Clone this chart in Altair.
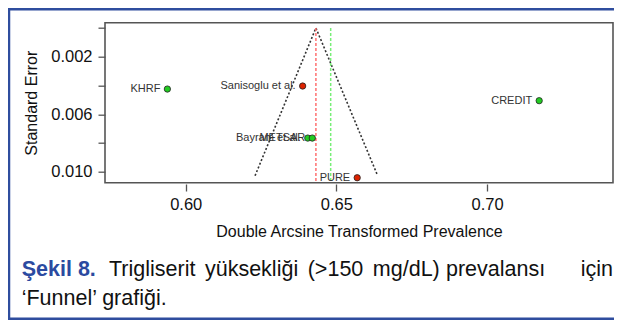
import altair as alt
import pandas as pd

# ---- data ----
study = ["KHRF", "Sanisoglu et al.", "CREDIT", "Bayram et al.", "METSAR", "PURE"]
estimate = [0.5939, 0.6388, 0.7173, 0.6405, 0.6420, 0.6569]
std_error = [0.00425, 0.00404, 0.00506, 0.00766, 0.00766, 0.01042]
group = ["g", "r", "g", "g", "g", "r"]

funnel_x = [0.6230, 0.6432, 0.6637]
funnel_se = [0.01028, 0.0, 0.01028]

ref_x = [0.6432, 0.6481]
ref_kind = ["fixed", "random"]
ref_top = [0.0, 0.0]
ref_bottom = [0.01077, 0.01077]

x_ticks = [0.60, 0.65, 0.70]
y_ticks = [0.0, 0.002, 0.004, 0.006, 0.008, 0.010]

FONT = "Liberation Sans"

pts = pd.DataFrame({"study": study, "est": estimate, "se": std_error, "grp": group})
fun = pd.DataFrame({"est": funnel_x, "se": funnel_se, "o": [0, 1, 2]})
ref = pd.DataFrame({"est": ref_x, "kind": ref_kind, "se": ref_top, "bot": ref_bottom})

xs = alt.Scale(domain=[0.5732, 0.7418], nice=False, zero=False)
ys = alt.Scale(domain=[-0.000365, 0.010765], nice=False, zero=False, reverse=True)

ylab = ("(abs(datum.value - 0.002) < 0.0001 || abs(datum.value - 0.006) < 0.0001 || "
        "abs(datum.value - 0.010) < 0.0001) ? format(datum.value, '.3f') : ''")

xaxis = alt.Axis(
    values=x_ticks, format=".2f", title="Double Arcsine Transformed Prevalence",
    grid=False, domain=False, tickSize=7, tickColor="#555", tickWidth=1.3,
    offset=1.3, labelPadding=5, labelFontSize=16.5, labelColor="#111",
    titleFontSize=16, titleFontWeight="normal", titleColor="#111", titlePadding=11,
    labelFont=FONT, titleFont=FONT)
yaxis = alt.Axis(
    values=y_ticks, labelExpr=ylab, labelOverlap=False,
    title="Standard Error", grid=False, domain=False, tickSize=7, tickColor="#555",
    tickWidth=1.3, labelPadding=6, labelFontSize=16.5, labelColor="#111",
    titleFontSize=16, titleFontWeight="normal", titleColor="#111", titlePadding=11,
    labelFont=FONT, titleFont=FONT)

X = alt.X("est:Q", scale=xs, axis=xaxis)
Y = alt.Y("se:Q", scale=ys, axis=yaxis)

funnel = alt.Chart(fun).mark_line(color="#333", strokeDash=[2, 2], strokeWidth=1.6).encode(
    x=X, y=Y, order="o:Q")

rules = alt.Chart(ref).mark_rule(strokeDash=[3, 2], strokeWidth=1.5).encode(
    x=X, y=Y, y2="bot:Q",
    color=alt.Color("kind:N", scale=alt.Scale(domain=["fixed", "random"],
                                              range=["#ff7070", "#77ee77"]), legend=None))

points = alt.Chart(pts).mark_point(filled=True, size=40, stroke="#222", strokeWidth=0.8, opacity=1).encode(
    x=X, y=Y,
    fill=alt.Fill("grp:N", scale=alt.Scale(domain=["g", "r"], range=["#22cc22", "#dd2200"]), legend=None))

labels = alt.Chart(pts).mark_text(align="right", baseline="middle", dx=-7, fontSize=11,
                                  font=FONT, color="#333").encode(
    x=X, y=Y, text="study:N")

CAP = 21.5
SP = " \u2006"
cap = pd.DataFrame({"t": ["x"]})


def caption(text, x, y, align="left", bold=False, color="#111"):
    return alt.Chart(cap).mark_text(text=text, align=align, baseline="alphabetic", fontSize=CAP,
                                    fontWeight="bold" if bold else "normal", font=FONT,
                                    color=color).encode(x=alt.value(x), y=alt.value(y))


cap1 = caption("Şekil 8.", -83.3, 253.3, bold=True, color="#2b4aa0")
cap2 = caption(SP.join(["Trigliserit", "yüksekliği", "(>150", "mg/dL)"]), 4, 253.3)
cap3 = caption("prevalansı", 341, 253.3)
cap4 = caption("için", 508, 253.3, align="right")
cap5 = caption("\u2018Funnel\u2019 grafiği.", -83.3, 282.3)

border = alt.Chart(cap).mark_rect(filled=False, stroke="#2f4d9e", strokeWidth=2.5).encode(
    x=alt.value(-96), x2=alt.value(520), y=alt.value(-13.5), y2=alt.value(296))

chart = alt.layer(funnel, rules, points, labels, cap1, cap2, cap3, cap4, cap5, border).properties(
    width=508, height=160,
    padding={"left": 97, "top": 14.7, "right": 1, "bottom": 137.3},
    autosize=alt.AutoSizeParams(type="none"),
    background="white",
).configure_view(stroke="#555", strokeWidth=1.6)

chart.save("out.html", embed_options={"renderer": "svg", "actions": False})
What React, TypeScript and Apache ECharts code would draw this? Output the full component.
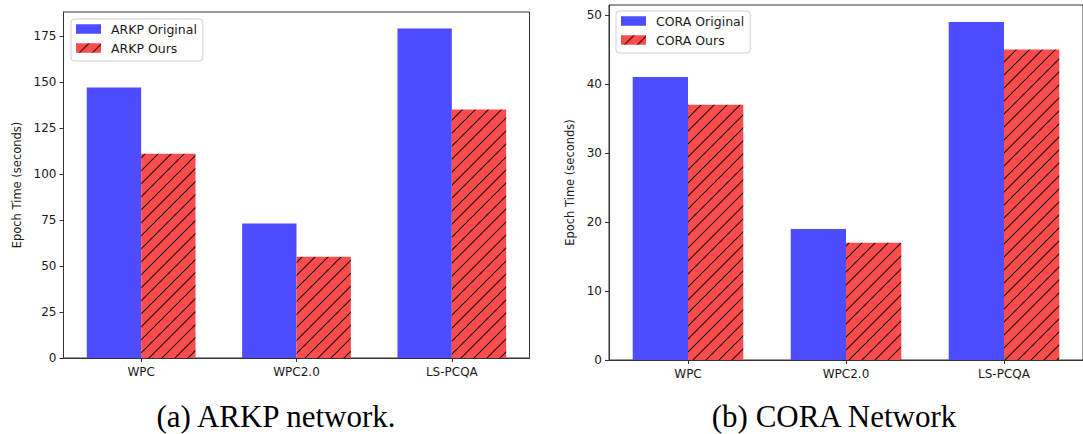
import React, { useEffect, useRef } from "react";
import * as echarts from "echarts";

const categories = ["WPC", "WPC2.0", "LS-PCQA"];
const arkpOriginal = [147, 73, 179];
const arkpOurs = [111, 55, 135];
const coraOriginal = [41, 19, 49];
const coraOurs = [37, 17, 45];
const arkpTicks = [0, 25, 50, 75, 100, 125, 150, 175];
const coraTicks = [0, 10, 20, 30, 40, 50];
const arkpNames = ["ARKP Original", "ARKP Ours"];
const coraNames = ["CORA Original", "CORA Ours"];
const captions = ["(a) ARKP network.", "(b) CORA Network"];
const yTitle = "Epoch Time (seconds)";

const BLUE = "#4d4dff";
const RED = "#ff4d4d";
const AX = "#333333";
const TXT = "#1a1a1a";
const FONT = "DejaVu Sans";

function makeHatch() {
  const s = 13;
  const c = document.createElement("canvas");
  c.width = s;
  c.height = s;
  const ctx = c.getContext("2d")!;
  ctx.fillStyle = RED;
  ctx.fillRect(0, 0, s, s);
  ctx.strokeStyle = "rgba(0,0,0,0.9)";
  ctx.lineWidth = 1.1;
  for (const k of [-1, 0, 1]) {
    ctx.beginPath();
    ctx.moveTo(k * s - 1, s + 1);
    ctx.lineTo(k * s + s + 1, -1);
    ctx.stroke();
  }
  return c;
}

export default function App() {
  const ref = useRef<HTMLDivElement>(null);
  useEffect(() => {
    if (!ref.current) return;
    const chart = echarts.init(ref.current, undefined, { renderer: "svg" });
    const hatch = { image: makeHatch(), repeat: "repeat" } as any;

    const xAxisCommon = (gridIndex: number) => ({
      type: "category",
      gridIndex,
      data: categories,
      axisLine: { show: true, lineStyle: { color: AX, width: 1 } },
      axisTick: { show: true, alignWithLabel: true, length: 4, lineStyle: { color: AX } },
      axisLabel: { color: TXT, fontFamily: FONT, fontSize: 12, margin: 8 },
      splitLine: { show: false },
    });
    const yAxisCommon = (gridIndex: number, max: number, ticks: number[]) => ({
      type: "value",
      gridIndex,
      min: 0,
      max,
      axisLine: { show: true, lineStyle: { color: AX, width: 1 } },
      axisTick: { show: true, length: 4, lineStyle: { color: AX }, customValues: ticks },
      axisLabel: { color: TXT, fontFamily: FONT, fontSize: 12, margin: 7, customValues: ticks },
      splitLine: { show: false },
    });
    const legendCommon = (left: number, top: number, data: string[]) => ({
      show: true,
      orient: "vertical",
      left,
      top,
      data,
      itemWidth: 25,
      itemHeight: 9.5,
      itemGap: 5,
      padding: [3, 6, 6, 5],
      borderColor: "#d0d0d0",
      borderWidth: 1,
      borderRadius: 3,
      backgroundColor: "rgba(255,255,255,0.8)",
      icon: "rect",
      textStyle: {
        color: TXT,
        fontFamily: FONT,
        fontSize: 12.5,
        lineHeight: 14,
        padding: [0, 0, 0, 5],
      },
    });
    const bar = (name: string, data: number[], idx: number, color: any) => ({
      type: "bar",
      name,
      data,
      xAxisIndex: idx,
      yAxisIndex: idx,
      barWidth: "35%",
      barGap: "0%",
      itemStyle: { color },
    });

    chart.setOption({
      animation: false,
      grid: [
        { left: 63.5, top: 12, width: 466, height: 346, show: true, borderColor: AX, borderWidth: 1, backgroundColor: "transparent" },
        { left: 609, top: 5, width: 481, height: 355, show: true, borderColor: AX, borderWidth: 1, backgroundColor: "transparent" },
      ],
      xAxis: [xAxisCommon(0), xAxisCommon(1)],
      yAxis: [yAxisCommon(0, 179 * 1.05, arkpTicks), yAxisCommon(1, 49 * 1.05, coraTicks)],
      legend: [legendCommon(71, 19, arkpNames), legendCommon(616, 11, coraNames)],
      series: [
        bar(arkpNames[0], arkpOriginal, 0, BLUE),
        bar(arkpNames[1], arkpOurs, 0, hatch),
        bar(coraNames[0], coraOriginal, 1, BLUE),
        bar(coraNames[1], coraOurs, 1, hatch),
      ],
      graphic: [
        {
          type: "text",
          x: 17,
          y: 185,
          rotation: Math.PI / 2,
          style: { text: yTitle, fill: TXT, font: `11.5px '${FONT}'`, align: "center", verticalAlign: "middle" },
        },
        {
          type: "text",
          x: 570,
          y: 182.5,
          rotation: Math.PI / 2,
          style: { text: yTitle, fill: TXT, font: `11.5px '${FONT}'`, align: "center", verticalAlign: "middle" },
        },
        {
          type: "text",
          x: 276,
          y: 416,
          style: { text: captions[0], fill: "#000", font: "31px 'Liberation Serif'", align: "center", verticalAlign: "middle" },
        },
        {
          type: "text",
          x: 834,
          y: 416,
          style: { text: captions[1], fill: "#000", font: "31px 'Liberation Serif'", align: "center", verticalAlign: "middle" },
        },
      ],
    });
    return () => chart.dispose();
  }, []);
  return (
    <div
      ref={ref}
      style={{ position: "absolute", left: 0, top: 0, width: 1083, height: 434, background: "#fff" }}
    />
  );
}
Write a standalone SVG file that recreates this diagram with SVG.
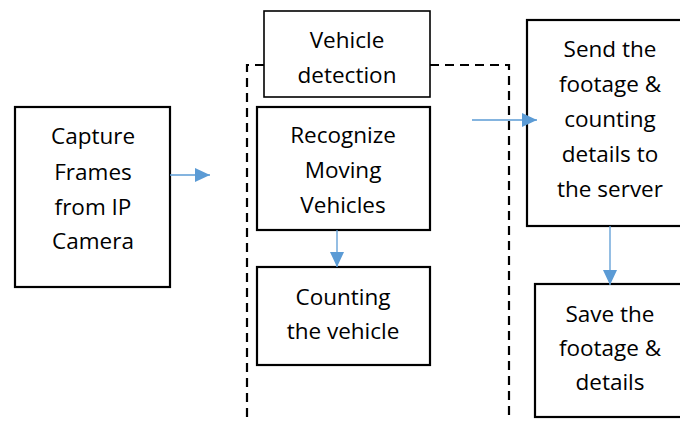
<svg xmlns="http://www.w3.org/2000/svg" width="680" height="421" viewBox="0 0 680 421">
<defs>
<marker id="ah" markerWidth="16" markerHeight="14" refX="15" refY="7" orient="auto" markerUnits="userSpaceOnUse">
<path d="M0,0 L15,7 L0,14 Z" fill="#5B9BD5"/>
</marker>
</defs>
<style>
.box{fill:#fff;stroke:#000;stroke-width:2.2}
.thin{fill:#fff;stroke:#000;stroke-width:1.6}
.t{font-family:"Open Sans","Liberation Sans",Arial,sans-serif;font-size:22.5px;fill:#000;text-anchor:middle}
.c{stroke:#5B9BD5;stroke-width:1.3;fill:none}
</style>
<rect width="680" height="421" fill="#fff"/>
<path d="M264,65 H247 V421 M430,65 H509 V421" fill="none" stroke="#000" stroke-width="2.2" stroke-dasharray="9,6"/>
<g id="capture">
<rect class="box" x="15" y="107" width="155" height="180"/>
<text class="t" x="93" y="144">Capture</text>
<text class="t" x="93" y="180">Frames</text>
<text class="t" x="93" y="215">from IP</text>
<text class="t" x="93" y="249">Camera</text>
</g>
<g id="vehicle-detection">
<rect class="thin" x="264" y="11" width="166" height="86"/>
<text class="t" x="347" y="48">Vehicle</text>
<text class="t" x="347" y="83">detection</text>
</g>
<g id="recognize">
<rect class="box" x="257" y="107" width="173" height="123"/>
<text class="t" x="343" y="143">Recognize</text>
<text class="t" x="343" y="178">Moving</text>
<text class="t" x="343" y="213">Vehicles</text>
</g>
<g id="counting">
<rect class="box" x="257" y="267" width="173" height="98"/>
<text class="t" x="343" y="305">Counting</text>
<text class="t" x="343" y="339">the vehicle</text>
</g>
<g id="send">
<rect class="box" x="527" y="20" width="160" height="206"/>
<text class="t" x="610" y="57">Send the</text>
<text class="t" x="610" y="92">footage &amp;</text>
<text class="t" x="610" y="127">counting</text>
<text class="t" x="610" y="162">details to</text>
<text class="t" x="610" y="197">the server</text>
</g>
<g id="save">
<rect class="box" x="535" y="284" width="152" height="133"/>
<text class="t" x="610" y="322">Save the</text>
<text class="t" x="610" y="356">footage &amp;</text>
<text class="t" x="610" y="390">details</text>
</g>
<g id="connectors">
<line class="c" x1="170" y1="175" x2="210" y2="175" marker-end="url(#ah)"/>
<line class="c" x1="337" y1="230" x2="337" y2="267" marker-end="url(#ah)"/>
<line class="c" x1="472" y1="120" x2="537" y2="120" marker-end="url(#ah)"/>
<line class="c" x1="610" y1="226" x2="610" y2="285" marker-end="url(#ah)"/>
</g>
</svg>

+--

■ **Direction**:
Select and copy every line of the material that holds the string "this".

■ **Task response**:
Clone this chart in Altair.
What React, TypeScript and Apache ECharts code would draw this? Output the full component.
Write a standalone SVG file that recreates this diagram with SVG.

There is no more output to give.